Wednesday, December 10, 2008
Morning Update
A Breather
As the White House and lawmakers inch toward an agreement to help the automakers, stocks are down following the strong rally in recent days as traders look to book profits, digest the latest warnings, and assess the economic damage to the economy from job cutbacks, falling consumer spending, and plans by businesses to reduce capital spending. FedEx, Texas Instruments, and Broadcom reduced their forecasts, and National Semiconductor missed on the bottom line. Treasuries are up and world markets are mostly higher.
As of 8:35 a.m. ET, the December S&P 500 Index Globex futures contract is 4 points below fair value, the Nasdaq 100 Index is 15 points below fair value, and the DJIA is 70 points below fair value. Crude oil is down $0.13 to $43.59 per barrel, and gold is down $3.90 per ounce at $765.40. The overnight LIBOR rate fell 5 bp to 0.14%, and the three-month LIBOR rate dipped 2 bp to 2.16%.
Treasuries inch ahead
Treasuries are up slightly ahead of the release of pending home sales for October. Sales are expected to be down 3.0% following a 4.6% decline in September. The report is likely to show some of the impact on potential buyers from the latest flare-up in the credit crisis and tightening lending standards on home sales.
Europe extends gains
Stocks in Europe are cautiously higher after a key indicator of German economic sentiment unexpectedly improved. Germany's ZEW indicator improved from -53.5 in November to -45.2 in December, ahead of the consensus of -57.0. Deep cuts in interest rates around the world and announcements of stimulus packages in Europe and Asia have modestly alleviated investor worries but overall outlook remains grim as there is no near-term catalyst that might support economic activity. Sentiment may have found modest support in Germany but manufacturing production in the UK fell for the eight-straight month, its longest contraction in 28 years. Output dropped 1.4% in October, much more than an expected 0.5% decline.
Japan in recession
Japan's economy has entered a recession after recording its second-straight drop in GDP and registering a larger-than-expected decline in 3Q total output, but stocks managed to push ahead following the strong rally in the US yesterday that was inspired by a proposal to spend more on infrastructure in the US. Final GDP in Japan fell at an annualized rate of 1.8%, double the expected decline of 0.9%. The downward revision suggests that economic conditions are worsening at time when economic turmoil in developed and emerging economies are deteriorating. And Japan's export-dependent economy is unlikely to find much support from its neighbors as growth in China is quickly slowing and the eurozone and the US are in a recession.

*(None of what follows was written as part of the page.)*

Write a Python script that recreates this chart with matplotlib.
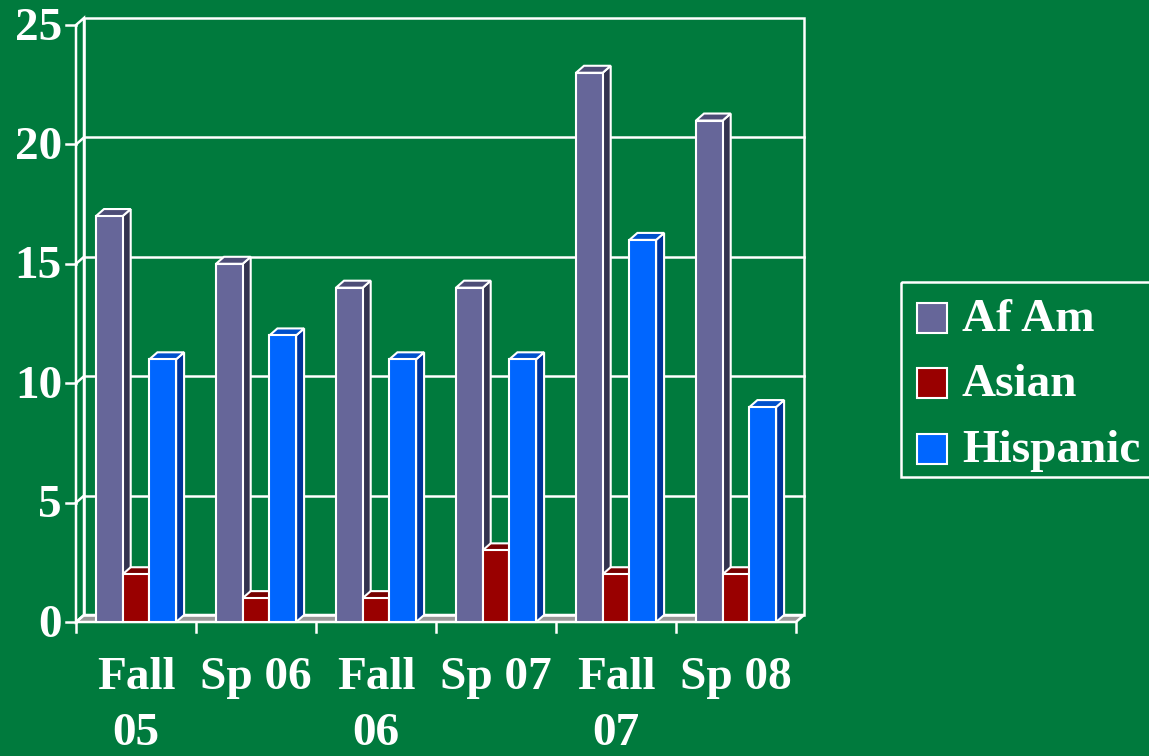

Sony (SNE $20) said it plans to cut 8,000 jobs, or about 4% of its workforce, in a bid to cut cost by $1.1 billion as it deals with the global downturn and a major retrenchment in consumer spending in the US. The number two producer of consumer electronics goods in the world has also been hard hit by the steep rise in the yen and the company said it may consider revising its profit margin target.